The voxel sets which result from object extraction are the basic data structures of RTVR. For visualization, this data is inserted into a scene graph and rendered. An intermediate representation, which can be used to store visualization results for later interactive viewing is produced by transforming extracted voxel data into a space-efficient compressed format (see chapter 5) [40] and storing it on disk together with the currently used visualization and rendering parameters. For rendering, RTVR uses fast shear/warp projection as described in chapter 4, which requires the data to be given as isotropically spaced voxels. Fortunately, this does not really restrict the use of RTVR for visualization. Data which is given on non-Cartesian grids, can be resampled on-the-fly during the extraction of object voxels.
After extraction, the next step in the visualization process is the assignment of voxel attributes to optical properties (transfer-function mapping). One or two voxel attributes can be selected to influence a voxel's contribution to the visualization result. This attributes usually are the data value, the gradient direction, and/or the gradient magnitude. The restriction to two arguments per transfer function is imposed for performance reasons. For rendering, both values have to fit into a 16 bit field, which is typically subdivided into a 12 bit main channel for a more significant data value, and a 4 bit channel for a second, additional value.
The data values are used to index look-up tables to obtain and modulate color and opacity values in a way which is defined by the selected rendering mode. The look-up tables are used to implement different transfer functions and shading models in a very effective way.
Depending on the visualization parameters in use, some object voxels may not contribute to a visualization at all - as they may be, for example, totally transparent after application of the transfer function. A background thread identifies those voxels during idle-time and rearranges the data in a way that later no effort is spent on skipping them during the next rendering pass. This is especially useful for accelerating the rendering of ``fuzzy'' objects, where no exact information about object shape is available at the time of extraction.

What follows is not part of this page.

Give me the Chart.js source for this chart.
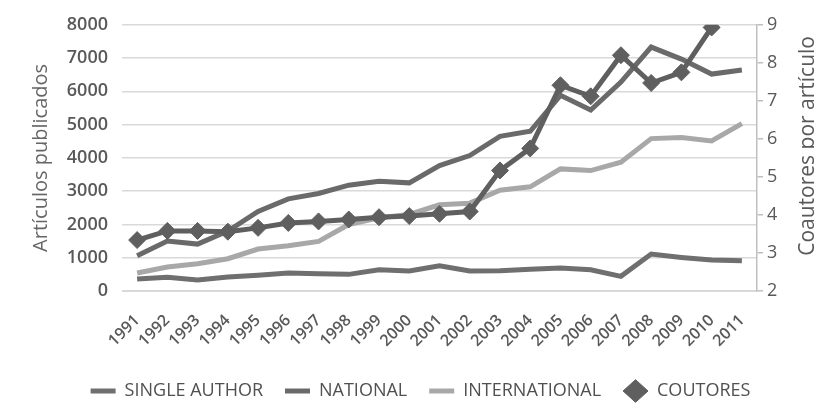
<!DOCTYPE html>
<html>
<head>
<meta charset="utf-8">
<script src="https://cdn.jsdelivr.net/npm/chart.js@4/dist/chart.umd.min.js"></script>
<style>
    html, body { margin: 0; padding: 0; background: #ffffff; }
    #wrap { width: 814px; height: 406px; }
</style>
</head>
<body>
<div id="wrap"><canvas id="mainChart" width="814" height="406"></canvas></div>
<script>
// ================= DATA =================
const years = ["1991", "1992", "1993", "1994", "1995", "1996", "1997", "1998", "1999", "2000",
    "2001", "2002", "2003", "2004", "2005", "2006", "2007", "2008", "2009", "2010", "2011"];

const singleAuthor = [360, 410, 330, 420, 470, 540, 520, 500, 640, 600,
    760, 600, 610, 650, 690, 640, 440, 1110, 1010, 930, 910];

const national = [1060, 1500, 1410, 1800, 2390, 2770, 2930, 3180, 3300, 3250,
    3770, 4070, 4650, 4800, 5880, 5440, 6280, 7330, 6970, 6520, 6640];

const international = [540, 720, 820, 970, 1260, 1360, 1490, 2000, 2200, 2300,
    2590, 2640, 3030, 3130, 3670, 3620, 3870, 4580, 4610, 4510, 5030];

// coautores por articulo (eje derecho), no hay valor para 2011
const coutores = [3.34, 3.58, 3.58, 3.56, 3.66, 3.79, 3.83, 3.88, 3.94, 3.97,
    4.03, 4.09, 5.17, 5.75, 7.41, 7.12, 8.20, 7.47, 7.75, 8.93, null];

const leftTitle = "Artículos publicados";
const rightTitle = "Coautores por artículo";

// ================= STYLE =================
const textGray = "#595959";
const gridGray = "#d9d9d9";

// right axis title reads bottom-to-top like the left one
const rightTitlePlugin = {
    id: "rightTitle",
    afterDraw(chart) {
        const ctx = chart.ctx;
        const area = chart.chartArea;
        ctx.save();
        ctx.translate(814, (area.top + area.bottom) / 2 - 12);
        ctx.rotate(-Math.PI / 2);
        ctx.font = "21px 'Open Sans'";
        ctx.fillStyle = textGray;
        ctx.textAlign = "center";
        ctx.textBaseline = "alphabetic";
        ctx.fillText(rightTitle, 0, 0);
        ctx.restore();
    }
};

// ================= CHART =================
window.onload = function () {
    new Chart(document.getElementById("mainChart"), {
        type: "line",
        data: {
            labels: years,
            datasets: [
                {
                    label: "SINGLE AUTHOR",
                    data: singleAuthor,
                    borderColor: "#6f6f6f",
                    backgroundColor: "#6f6f6f",
                    borderWidth: 5,
                    pointRadius: 0,
                    pointStyle: "line",
                    yAxisID: "y",
                    order: 3
                },
                {
                    label: "NATIONAL",
                    data: national,
                    borderColor: "#6a6a6a",
                    backgroundColor: "#6a6a6a",
                    borderWidth: 5,
                    pointRadius: 0,
                    pointStyle: "line",
                    yAxisID: "y",
                    order: 2
                },
                {
                    label: "INTERNATIONAL",
                    data: international,
                    borderColor: "#a8a8a8",
                    backgroundColor: "#a8a8a8",
                    borderWidth: 5,
                    pointRadius: 0,
                    pointStyle: "line",
                    yAxisID: "y",
                    order: 1
                },
                {
                    label: "COUTORES",
                    data: coutores,
                    borderColor: "#5f5f5f",
                    backgroundColor: "#5f5f5f",
                    borderWidth: 5,
                    pointRadius: 8.5,
                    pointStyle: "rectRot",
                    pointBorderWidth: 1,
                    yAxisID: "y1",
                    order: 0
                }
            ]
        },
        options: {
            responsive: false,
            animation: false,
            layout: { padding: { left: 27, right: 0, top: 20, bottom: -4 } },
            plugins: {
                tooltip: { enabled: false },
                legend: {
                    position: "bottom",
                    labels: {
                        usePointStyle: true,
                        pointStyleWidth: 25,
                        boxHeight: 16,
                        padding: 22,
                        color: "#505050",
                        font: { family: "'Open Sans'", size: 18 },
                        sort: (a, b) => a.datasetIndex - b.datasetIndex
                    }
                }
            },
            scales: {
                x: {
                    offset: true,
                    grid: { display: false },
                    border: { display: true, color: gridGray },
                    ticks: {
                        autoSkip: false,
                        color: textGray,
                        font: { family: "'Open Sans'", size: 16, weight: "600" },
                        minRotation: 45,
                        maxRotation: 45,
                        padding: 12
                    },
                    afterFit: (scale) => { scale.height = 69; }
                },
                y: {
                    position: "left",
                    min: 0,
                    max: 8000,
                    ticks: {
                        stepSize: 1000,
                        color: textGray,
                        padding: 14,
                        format: { useGrouping: false },
                        font: { family: "'Open Sans'", size: 18, weight: "600" }
                    },
                    grid: { color: gridGray, lineWidth: 1.5, drawTicks: false },
                    border: { display: false },
                    title: {
                        display: true,
                        text: leftTitle,
                        color: "#666666",
                        padding: { top: 2, bottom: 0 },
                        font: { family: "'Open Sans'", size: 20 }
                    },
                    afterFit: (scale) => { scale.width = 95; }
                },
                y1: {
                    position: "right",
                    min: 2,
                    max: 9,
                    ticks: {
                        stepSize: 1,
                        color: textGray,
                        padding: 4,
                        font: { family: "'Open Sans'", size: 18 }
                    },
                    grid: { drawOnChartArea: false, drawTicks: true, tickLength: 6, color: "#bfbfbf", lineWidth: 1.5 },
                    border: { display: true, color: "#bfbfbf", width: 1.5 },
                    afterFit: (scale) => { scale.width = 57; }
                }
            }
        },
        plugins: [rightTitlePlugin]
    });
};
</script>
</body>
</html>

The object data contained within a single scene graph can be
simultaneously displayed in several views - a 3D view and several
sections through the volume, for example. Parameter changes which
influence the results of the visualization can be carried out either
by using GUI components, or by directly interacting with objects within
the rendered view. GUI components for parameter adjustments are
automatically derived from the visualization
pipeline and grouped into a ``control panel''. Within a (3D) view,
objects can be selected by clicking on them, parameters like the
camera position, zoom factor, light source position, or object opacity
and transfer function can be manipulated by dragging the mouse.